**Task to complete:**
Set down the material below word for word, excluding the pictures.
** Start **
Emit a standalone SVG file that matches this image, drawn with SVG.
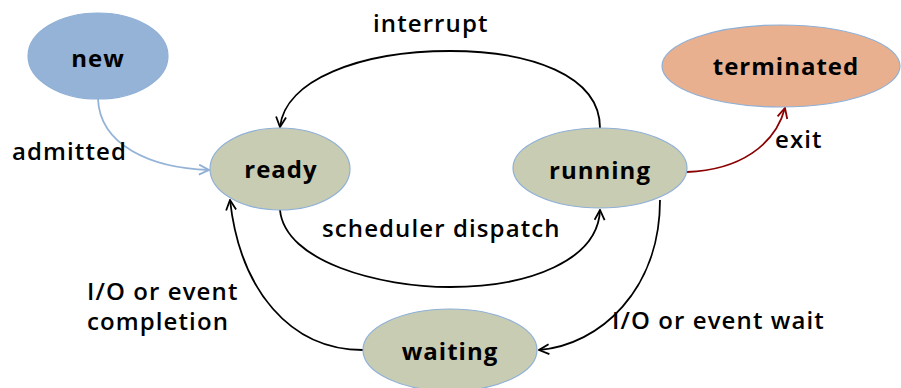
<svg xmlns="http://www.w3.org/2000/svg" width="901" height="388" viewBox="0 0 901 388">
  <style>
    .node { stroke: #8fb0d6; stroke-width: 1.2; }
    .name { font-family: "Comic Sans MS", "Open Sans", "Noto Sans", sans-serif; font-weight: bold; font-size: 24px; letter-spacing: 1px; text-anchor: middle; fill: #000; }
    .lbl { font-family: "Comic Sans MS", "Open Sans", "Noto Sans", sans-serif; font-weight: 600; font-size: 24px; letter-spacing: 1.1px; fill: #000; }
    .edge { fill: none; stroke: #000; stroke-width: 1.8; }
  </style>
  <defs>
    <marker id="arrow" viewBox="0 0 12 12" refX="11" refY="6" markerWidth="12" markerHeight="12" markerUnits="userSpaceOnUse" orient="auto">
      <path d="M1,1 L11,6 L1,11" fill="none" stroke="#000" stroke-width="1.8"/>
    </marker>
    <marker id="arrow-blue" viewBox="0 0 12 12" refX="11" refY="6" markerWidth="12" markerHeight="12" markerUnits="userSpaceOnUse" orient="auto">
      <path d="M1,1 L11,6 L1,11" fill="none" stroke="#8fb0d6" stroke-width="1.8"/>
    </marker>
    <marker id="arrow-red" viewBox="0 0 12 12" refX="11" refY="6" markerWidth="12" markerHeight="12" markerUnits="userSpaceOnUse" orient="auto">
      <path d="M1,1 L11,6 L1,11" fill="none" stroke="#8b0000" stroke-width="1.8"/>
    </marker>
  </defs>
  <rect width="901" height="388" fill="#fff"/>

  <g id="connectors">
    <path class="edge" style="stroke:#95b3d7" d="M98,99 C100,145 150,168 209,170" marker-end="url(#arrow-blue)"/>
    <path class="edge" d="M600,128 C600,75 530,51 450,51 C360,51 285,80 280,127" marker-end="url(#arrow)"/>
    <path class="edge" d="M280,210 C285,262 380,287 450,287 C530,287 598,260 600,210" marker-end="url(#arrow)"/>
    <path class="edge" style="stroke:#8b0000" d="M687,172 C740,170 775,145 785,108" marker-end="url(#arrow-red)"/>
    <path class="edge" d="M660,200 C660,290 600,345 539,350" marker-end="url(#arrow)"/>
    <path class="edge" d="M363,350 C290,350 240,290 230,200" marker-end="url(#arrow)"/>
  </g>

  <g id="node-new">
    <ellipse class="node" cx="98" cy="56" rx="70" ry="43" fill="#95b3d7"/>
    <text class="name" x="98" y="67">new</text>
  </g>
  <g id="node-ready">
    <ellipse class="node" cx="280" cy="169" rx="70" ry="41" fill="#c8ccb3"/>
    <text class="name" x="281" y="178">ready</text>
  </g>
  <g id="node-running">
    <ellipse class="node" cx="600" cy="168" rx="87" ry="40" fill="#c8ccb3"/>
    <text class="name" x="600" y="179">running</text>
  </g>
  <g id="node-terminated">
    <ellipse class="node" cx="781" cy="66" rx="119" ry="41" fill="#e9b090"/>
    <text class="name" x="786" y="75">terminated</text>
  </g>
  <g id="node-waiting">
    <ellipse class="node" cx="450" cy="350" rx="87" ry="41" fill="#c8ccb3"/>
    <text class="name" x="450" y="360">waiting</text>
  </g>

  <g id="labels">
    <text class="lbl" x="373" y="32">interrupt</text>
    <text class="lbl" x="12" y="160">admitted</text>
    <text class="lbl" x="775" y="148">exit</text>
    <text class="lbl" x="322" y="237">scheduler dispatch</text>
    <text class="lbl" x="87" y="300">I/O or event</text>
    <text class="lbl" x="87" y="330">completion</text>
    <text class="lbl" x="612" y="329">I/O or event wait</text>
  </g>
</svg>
** End **
**Right answer:**
Emit a standalone SVG file that matches this image, drawn with SVG.
<svg xmlns="http://www.w3.org/2000/svg" width="901" height="388" viewBox="0 0 901 388">
  <style>
    .node { stroke: #8fb0d6; stroke-width: 1.2; }
    .name { font-family: "Comic Sans MS", "Open Sans", "Noto Sans", sans-serif; font-weight: bold; font-size: 24px; letter-spacing: 1px; text-anchor: middle; fill: #000; }
    .lbl { font-family: "Comic Sans MS", "Open Sans", "Noto Sans", sans-serif; font-weight: 600; font-size: 24px; letter-spacing: 1.1px; fill: #000; }
    .edge { fill: none; stroke: #000; stroke-width: 1.8; }
  </style>
  <defs>
    <marker id="arrow" viewBox="0 0 12 12" refX="11" refY="6" markerWidth="12" markerHeight="12" markerUnits="userSpaceOnUse" orient="auto">
      <path d="M1,1 L11,6 L1,11" fill="none" stroke="#000" stroke-width="1.8"/>
    </marker>
    <marker id="arrow-blue" viewBox="0 0 12 12" refX="11" refY="6" markerWidth="12" markerHeight="12" markerUnits="userSpaceOnUse" orient="auto">
      <path d="M1,1 L11,6 L1,11" fill="none" stroke="#8fb0d6" stroke-width="1.8"/>
    </marker>
    <marker id="arrow-red" viewBox="0 0 12 12" refX="11" refY="6" markerWidth="12" markerHeight="12" markerUnits="userSpaceOnUse" orient="auto">
      <path d="M1,1 L11,6 L1,11" fill="none" stroke="#8b0000" stroke-width="1.8"/>
    </marker>
  </defs>
  <rect width="901" height="388" fill="#fff"/>

  <g id="connectors">
    <path class="edge" style="stroke:#95b3d7" d="M98,99 C100,145 150,168 209,170" marker-end="url(#arrow-blue)"/>
    <path class="edge" d="M600,128 C600,75 530,51 450,51 C360,51 285,80 280,127" marker-end="url(#arrow)"/>
    <path class="edge" d="M280,210 C285,262 380,287 450,287 C530,287 598,260 600,210" marker-end="url(#arrow)"/>
    <path class="edge" style="stroke:#8b0000" d="M687,172 C740,170 775,145 785,108" marker-end="url(#arrow-red)"/>
    <path class="edge" d="M660,200 C660,290 600,345 539,350" marker-end="url(#arrow)"/>
    <path class="edge" d="M363,350 C290,350 240,290 230,200" marker-end="url(#arrow)"/>
  </g>

  <g id="node-new">
    <ellipse class="node" cx="98" cy="56" rx="70" ry="43" fill="#95b3d7"/>
    <text class="name" x="98" y="67">new</text>
  </g>
  <g id="node-ready">
    <ellipse class="node" cx="280" cy="169" rx="70" ry="41" fill="#c8ccb3"/>
    <text class="name" x="281" y="178">ready</text>
  </g>
  <g id="node-running">
    <ellipse class="node" cx="600" cy="168" rx="87" ry="40" fill="#c8ccb3"/>
    <text class="name" x="600" y="179">running</text>
  </g>
  <g id="node-terminated">
    <ellipse class="node" cx="781" cy="66" rx="119" ry="41" fill="#e9b090"/>
    <text class="name" x="786" y="75">terminated</text>
  </g>
  <g id="node-waiting">
    <ellipse class="node" cx="450" cy="350" rx="87" ry="41" fill="#c8ccb3"/>
    <text class="name" x="450" y="360">waiting</text>
  </g>

  <g id="labels">
    <text class="lbl" x="373" y="32">interrupt</text>
    <text class="lbl" x="12" y="160">admitted</text>
    <text class="lbl" x="775" y="148">exit</text>
    <text class="lbl" x="322" y="237">scheduler dispatch</text>
    <text class="lbl" x="87" y="300">I/O or event</text>
    <text class="lbl" x="87" y="330">completion</text>
    <text class="lbl" x="612" y="329">I/O or event wait</text>
  </g>
</svg>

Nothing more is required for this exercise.